On Sun, 01 Aug 2010 06:24:18 -0400, Jonathan M Davis
<[email protected]> wrote:
Okay. From what I can tell, it seems to be a recurring pattern with
threads that
it's useful to spawn a thread, have it do some work, and then have it
return the
result and terminate. The appropriate way to do that seems to spawn the
thread
with the data that needs to be passed and then using send to send what
would
normally be the return value before the function (and therefore the
spawned
thread) terminates. I see 2 problems with this, both stemming from
immutability.
1. _All_ of the arguments passed to spawn must be immutable.

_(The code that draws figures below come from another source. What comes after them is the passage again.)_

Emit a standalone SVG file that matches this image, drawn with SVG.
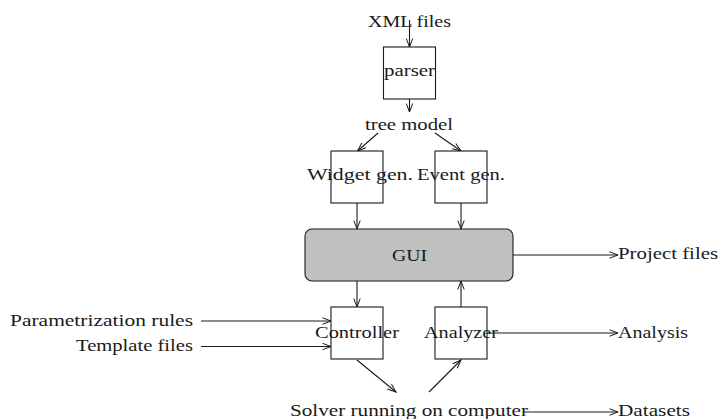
<svg xmlns="http://www.w3.org/2000/svg" width="720" height="419" viewBox="0 0 720 419">
  <style>
    .box { fill: #ffffff; stroke: #1a1a1a; stroke-width: 1.1; }
    .gui { fill: #c0c0c0; stroke: #1a1a1a; stroke-width: 1.1; }
    .lbl { font-family: "Liberation Serif", "Times New Roman", serif; font-size: 17px; fill: #1a1a1a; }
    .edge { fill: none; stroke: #1a1a1a; stroke-width: 1.1; marker-end: url(#arr); }
  </style>
  <defs>
    <marker id="arr" markerUnits="userSpaceOnUse" markerWidth="12" markerHeight="10" refX="9" refY="4" orient="auto">
      <path d="M0.5,0.8 L9,4 L0.5,7.2" fill="none" stroke="#1a1a1a" stroke-width="1"/>
    </marker>
  </defs>
  <rect width="720" height="419" fill="#ffffff"/>

  <!-- connectors -->
  <g id="connectors">
    <line class="edge" x1="409.5" y1="20" x2="409.5" y2="47"/>
    <line class="edge" x1="409.5" y1="99" x2="409.5" y2="112"/>
    <line class="edge" x1="378" y1="133" x2="357.5" y2="151"/>
    <line class="edge" x1="435" y1="133" x2="461" y2="151"/>
    <line class="edge" x1="357" y1="203" x2="357" y2="229"/>
    <line class="edge" x1="461" y1="203" x2="461" y2="229"/>
    <line class="edge" x1="357" y1="281" x2="357" y2="307"/>
    <line class="edge" x1="461" y1="307" x2="461" y2="281"/>
    <line class="edge" x1="513" y1="255" x2="618" y2="255"/>
    <line class="edge" x1="201" y1="321" x2="331" y2="321"/>
    <line class="edge" x1="201" y1="346.5" x2="331" y2="346.5"/>
    <line class="edge" x1="357" y1="360" x2="396" y2="392"/>
    <line class="edge" x1="429" y1="392" x2="461" y2="360"/>
    <line class="edge" x1="487" y1="333" x2="618" y2="333"/>
    <line class="edge" x1="523" y1="412" x2="618" y2="412"/>
  </g>

  <!-- sources and sinks -->
  <g id="xml-files"><text class="lbl" x="368" y="27" textLength="83" lengthAdjust="spacingAndGlyphs">XML files</text></g>
  <g id="tree-model"><text class="lbl" x="365" y="130" textLength="88" lengthAdjust="spacingAndGlyphs">tree model</text></g>
  <g id="project-files"><text class="lbl" x="618" y="259" textLength="100" lengthAdjust="spacingAndGlyphs">Project files</text></g>
  <g id="param-rules"><text class="lbl" x="10" y="326" textLength="183" lengthAdjust="spacingAndGlyphs">Parametrization rules</text></g>
  <g id="template-files"><text class="lbl" x="76" y="351" textLength="117" lengthAdjust="spacingAndGlyphs">Template files</text></g>
  <g id="analysis"><text class="lbl" x="618" y="338" textLength="70" lengthAdjust="spacingAndGlyphs">Analysis</text></g>
  <g id="solver"><text class="lbl" x="290" y="416" textLength="238" lengthAdjust="spacingAndGlyphs">Solver running on computer</text></g>
  <g id="datasets"><text class="lbl" x="618" y="416" textLength="72" lengthAdjust="spacingAndGlyphs">Datasets</text></g>

  <!-- processing blocks -->
  <g id="parser">
    <rect class="box" x="383.5" y="47" width="52" height="52"/>
    <text class="lbl" x="384" y="76" textLength="51" lengthAdjust="spacingAndGlyphs">parser</text>
  </g>
  <g id="widget-gen">
    <rect class="box" x="331" y="151" width="52" height="52"/>
    <text class="lbl" x="307" y="180" textLength="106" lengthAdjust="spacingAndGlyphs">Widget gen.</text>
  </g>
  <g id="event-gen">
    <rect class="box" x="435" y="151" width="52" height="52"/>
    <text class="lbl" x="417" y="180" textLength="88" lengthAdjust="spacingAndGlyphs">Event gen.</text>
  </g>
  <g id="gui">
    <rect class="gui" x="305" y="229" width="208" height="52" rx="7" ry="7"/>
    <text class="lbl" x="392" y="261" textLength="35" lengthAdjust="spacingAndGlyphs">GUI</text>
  </g>
  <g id="controller">
    <rect class="box" x="331" y="307" width="52" height="52"/>
    <text class="lbl" x="315" y="338" textLength="84" lengthAdjust="spacingAndGlyphs">Controller</text>
  </g>
  <g id="analyzer">
    <rect class="box" x="435" y="307" width="52" height="52"/>
    <text class="lbl" x="424" y="338" textLength="74" lengthAdjust="spacingAndGlyphs">Analyzer</text>
  </g>
</svg>
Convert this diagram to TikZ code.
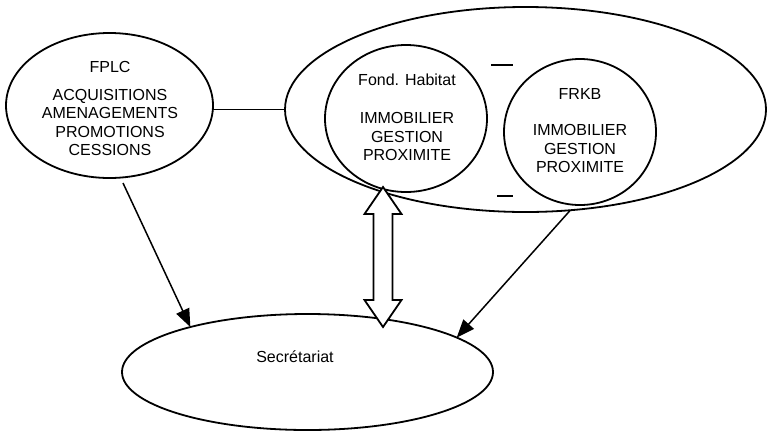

It's not
that hard
to be in a situation where you need to pass it arguments that the parent
thread
will never use, and it's highly probable that that data will have to be
copied
to make it immutable so that it can be passed. The result is that you're
forced
to make pointless copies. If you're passing a lot of data, that could be
expensive.
2. _All_ of the arguments returned via send must be immutable. In the
scenario
that I'm describing here, the thread is going away after sending the
message, so
there's no way that it's going to do anything with the data, and having
to copy
it to make it immutable (as will likely have to be done) can be highly
inefficient.
Is there a better way to do this? Or if not, can one be created? It
seems to me
that it would be highly desirable to be able to pass mutable reference
types
between threads where the thread doing the receiving takes control of the
object/array being passed. Due to D's threading model, a copy may still
have to
be done behind the scenes, but if you could pass mutable data across
while
passing ownership, you could have at most 1 copy rather than the 2 - 3
copies
that would have to be taking place when you have a mutable obect that
you're
trying to send across threads (so, one copy to make it immutable,
possibly a
copy from one thread local storage to another of the immutable data
(though I'd
hope that that wouldn't require a copy), and one copy on the other end
to get
mutable data from the immutable data). As it stands, it seems painfully
inefficient to me when you're passing anything other than small amounts
of data
across.
Also, this recurring pattern that I'm seeing makes me wonder if it would
be
advantageous to have an addititon to std.concurrency where you spawned a
thread
which returned a value when it was done (rather than having to use a
send with a
void function), and the parent thread used a receive call of some kind
to get
the return value. Ideally, you could spawn a series of threads which
were paired
with the variables that their return values would be assigned to, and
you could
do it all as one function call.
Overall, I really like D's threading model, but it seems to me that it
could be
streamlined a bit.
- Jonathan M Davis
Hi Jonathan,
It sounds like what you really want is a task-based parallel programming
library, as opposed to concurrent thread. I'd recommend Dave Simcha's
parallelFuture library if you want to play around with this in D
(http://www.dsource.org/projects/scrapple/browser/trunk/parallelFuture/parallelFuture.d).
However, parallelFuture is currently unsafe - you need to make sure that
logically speaking that data the task is being passed is immutable.
Shared/const/immutable delegates have been brought up before as a way to
formalize the implicit assumptions of libraries like parallelFuture, but
nothing has come of it yet.
As for std.concurrency, immutability is definitely the correct way to go,
even if it means extra copying: for most jobs the processing should
greatly out way the cost of copying and thread initialization (though
under the hood thread pools should help with the latter). A large amount
of experience dictates that shared mutable data, let alone unprotected
mutable data, is a bug waiting to happen.
On a more practical note, if you relaxing either 1) or 2) can cause major
problems with certain modern GCs, so at a minimum casts should be involved.